The Adverse Impact of PFAS on Women's Fertility

Recent research has unveiled a concerning link between PFAS (per- and polyfluoroalkyl substances) and women's fertility, indicating a significant decrease in fertility among women with elevated PFAS levels in their blood. Despite these findings, the Danish Health Authority remains cautious about issuing new advice on the matter.


PFAS, often referred to as "eternal chemicals," pervade our environment, found in drinking water, rainfall, animals, soil, and plants. Unfortunately, these chemicals pose a threat to women attempting to conceive, as multiple studies have associated them with reduced fertility. The latest study, published in the international journal Science of the Total Environment, further supports this notion, demonstrating a substantial reduction in women's fertility due to PFAS exposure.


Researchers analyzed data from 382 women in Singapore of childbearing age who were trying to conceive, focusing on their likelihood of pregnancy, time taken to conceive, and likelihood of giving birth to a live child. The study revealed that women with elevated PFAS levels had a 40 percent lower chance of conceiving within a year on average.


Dania Valvi, an associate professor at the Icahn School of Medicine in New York involved in the research, emphasized the concerning implications of the study's findings, noting that PFAS exposure can diminish the fertility of otherwise healthy women attempting to conceive naturally. She highlighted the World Health Organization's recent acknowledgment of reduced fertility as a significant global issue and expressed worry over the widespread exposure to PFAS and other hormone-disrupting chemicals contributing to this problem.
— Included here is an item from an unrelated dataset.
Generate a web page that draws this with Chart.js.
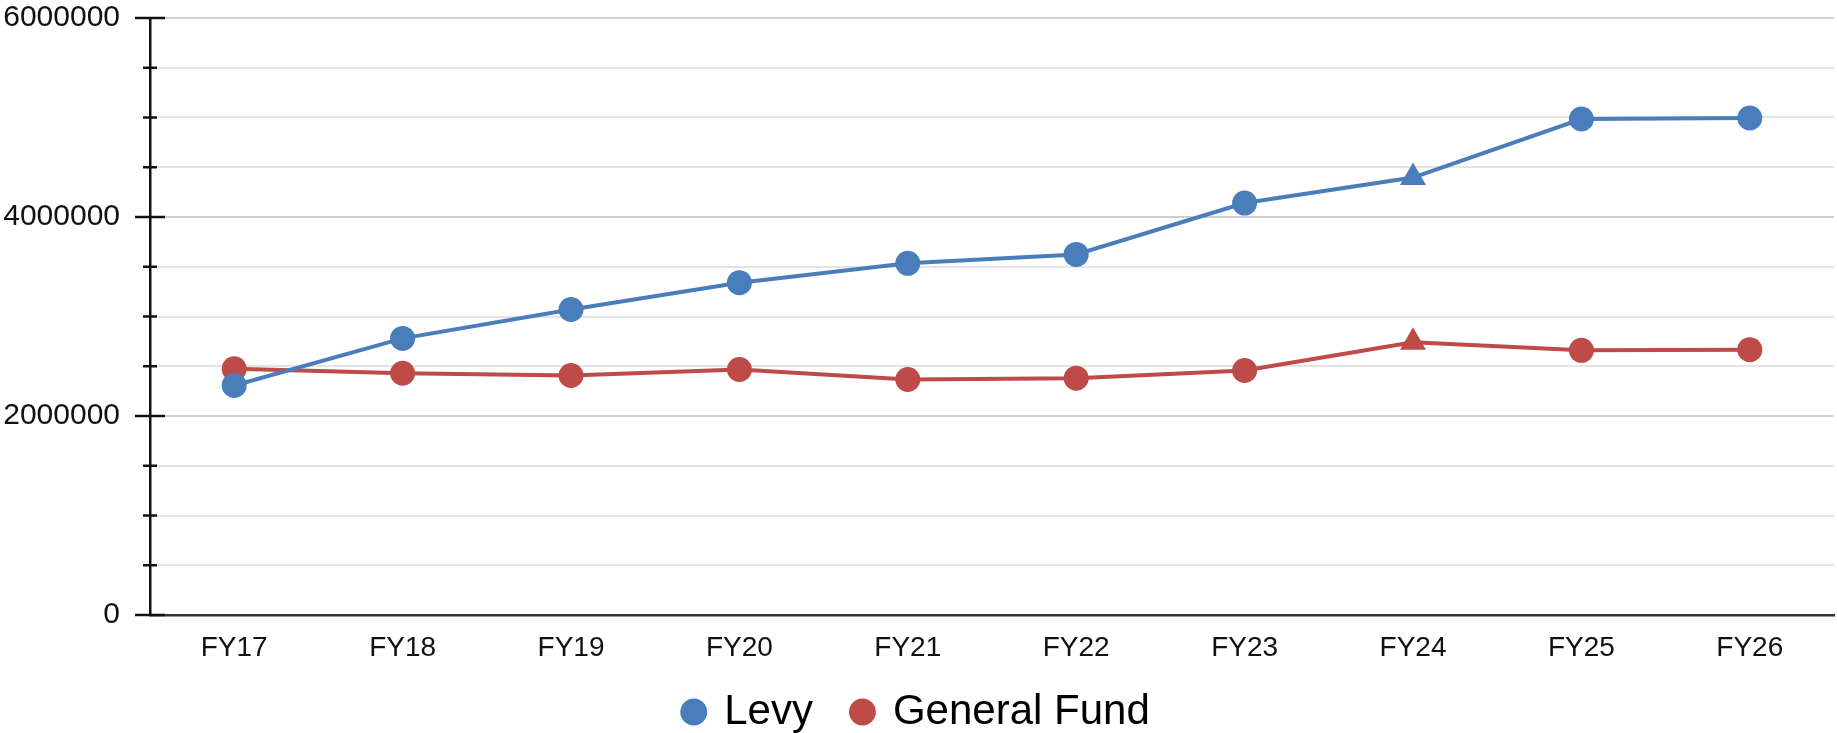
<!DOCTYPE html>
<html>
<head>
<meta charset="utf-8">
<script src="https://cdn.jsdelivr.net/npm/chart.js@4.4.1/dist/chart.umd.min.js"></script>
<style>
  html, body { margin: 0; padding: 0; background: #fff; }
  #wrap { width: 1837px; height: 733px; }
</style>
</head>
<body>
<div id="wrap"><canvas id="fundChart" width="1837" height="733"></canvas></div>
<script>
// data
const years = ["FY17", "FY18", "FY19", "FY20", "FY21", "FY22", "FY23", "FY24", "FY25", "FY26"];
const levy = [2307000, 2780000, 3070000, 3340000, 3534000, 3624000, 4140000, 4396000, 4985000, 4995000];
const generalFund = [2474000, 2430000, 2407000, 2467000, 2367000, 2380000, 2457000, 2741000, 2660000, 2667000];
const markerStyles = ["circle", "circle", "circle", "circle", "circle", "circle", "circle", "triangle", "circle", "circle"];
const yMin = 0;
const yMax = 6000000;
const yStep = 500000;
const yLabelStep = 2000000;

const BLUE = "#4a7ebb";
const RED = "#be4b48";
const FONT = "'Liberation Sans', Arial, Helvetica, sans-serif";

const markerSizes = markerStyles.map(s => s === "triangle" ? 15 : 12.5);

// cross ticks on the y axis (major ones longer)
const axisTicks = {
    id: "axisTicks",
    afterDraw(chart) {
        const yScale = chart.scales.y;
        const ctx = chart.ctx;
        const x0 = chart.chartArea.left;
        ctx.save();
        ctx.strokeStyle = "#111";
        ctx.lineWidth = 2.5;
        yScale.ticks.forEach(t => {
            const py = yScale.getPixelForValue(t.value);
            const len = t.value % yLabelStep === 0 ? 15 : 7;
            ctx.beginPath();
            ctx.moveTo(x0 - len, py);
            ctx.lineTo(x0 + len, py);
            ctx.stroke();
        });
        ctx.restore();
    }
};

// keep the legend box at a fixed height so the plot area stays put,
// then pull it up a bit (its label padding also sets the item gap)
const legendPlace = {
    id: "legendPlace",
    beforeLayout(chart) {
        const lg = chart.legend;
        if (lg && !lg._fixed) {
            const origFit = lg.fit;
            lg.fit = function() {
                origFit.call(this);
                this.height = 60;
            };
            lg._fixed = true;
        }
    },
    afterLayout(chart) {
        const lg = chart.legend;
        if (lg) {
            lg.top = 651;
            lg.bottom = chart.height;
            lg.height = lg.bottom - lg.top;
        }
    }
};

const ctx = document.getElementById("fundChart").getContext("2d");
new Chart(ctx, {
    type: "line",
    data: {
        labels: years,
        datasets: [
            {
                label: "Levy",
                data: levy,
                borderColor: BLUE,
                backgroundColor: BLUE,
                borderWidth: 4,
                pointStyle: markerStyles,
                pointRadius: markerSizes,
                pointBorderWidth: 0,
                tension: 0
            },
            {
                label: "General Fund",
                data: generalFund,
                borderColor: RED,
                backgroundColor: RED,
                borderWidth: 4,
                pointStyle: markerStyles,
                pointRadius: markerSizes,
                pointBorderWidth: 0,
                tension: 0
            }
        ]
    },
    options: {
        responsive: false,
        animation: false,
        devicePixelRatio: 1,
        layout: { autoPadding: false, padding: { top: 0, right: 3, left: 0, bottom: 0 } },
        plugins: {
            legend: {
                position: "bottom",
                labels: {
                    usePointStyle: true,
                    pointStyle: "circle",
                    boxWidth: 19,
                    boxHeight: 19,
                    padding: 40,
                    color: "#000",
                    font: { family: FONT, size: 42 }
                }
            },
            tooltip: { enabled: false }
        },
        scales: {
            x: {
                offset: true,
                grid: { display: true, drawOnChartArea: false, drawTicks: true, tickLength: 16, tickColor: "rgba(0,0,0,0)" },
                border: { display: true, color: "#333", width: 2.5 },
                ticks: {
                    color: "#111",
                    padding: 0,
                    font: { family: FONT, size: 28 }
                },
                afterFit(scale) {
                    scale.height = 58;
                    scale.paddingRight = 0;
                }
            },
            y: {
                min: yMin,
                max: yMax,
                border: { display: true, color: "#111", width: 2.5 },
                grid: {
                    drawTicks: true,
                    tickLength: 30,
                    tickColor: "rgba(0,0,0,0)",
                    lineWidth: 2,
                    color: c => (c.tick && c.tick.value % yLabelStep === 0) ? "#cfcfcf" : "#e4e4e4"
                },
                ticks: {
                    stepSize: yStep,
                    autoSkip: false,
                    color: "#111",
                    padding: 0,
                    font: { family: FONT, size: 30 },
                    callback: v => v % yLabelStep === 0 ? String(v) : ""
                },
                afterFit(scale) { scale.width = 150; }
            }
        }
    },
    plugins: [axisTicks, legendPlace]
});
</script>
</body>
</html>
Experts at the Institute of Public Health corroborated these findings, emphasizing that higher PFAS levels in women's blood correlated with lower fertility rates. They underscored PFAS's status as endocrine disruptors with various adverse health effects, expressing serious concerns about their impact on fertility.


Tina Kold Jensen, a professor of Environmental Medicine at the University of Southern Denmark, echoed these concerns, emphasizing the widespread PFAS exposure and its potential to significantly reduce women's fertility. She noted the alignment of these findings with previous research and highlighted her own studies linking elevated PFAS concentrations to a higher risk of spontaneous abortion in pregnant women.


The challenge lies in reducing PFAS exposure to enhance fertility. Jensen explained that PFAS concentrations in the blood reflect accumulated exposure over several years, making elimination challenging. However, individuals can take steps to minimize PFAS levels in their bodies.


Replacing PFAS-containing kitchenware with PFAS-free alternatives, scrutinizing personal care products for PFAS ingredients, avoiding stain-resistant clothing and furniture, reducing meat consumption from animals exposed to PFAS, and filtering drinking and irrigation water are among the measures individuals can take to minimize PFAS exposure.


While complete avoidance of PFAS exposure may be difficult, these actions can help reduce its presence in daily life, potentially mitigating its impact on fertility.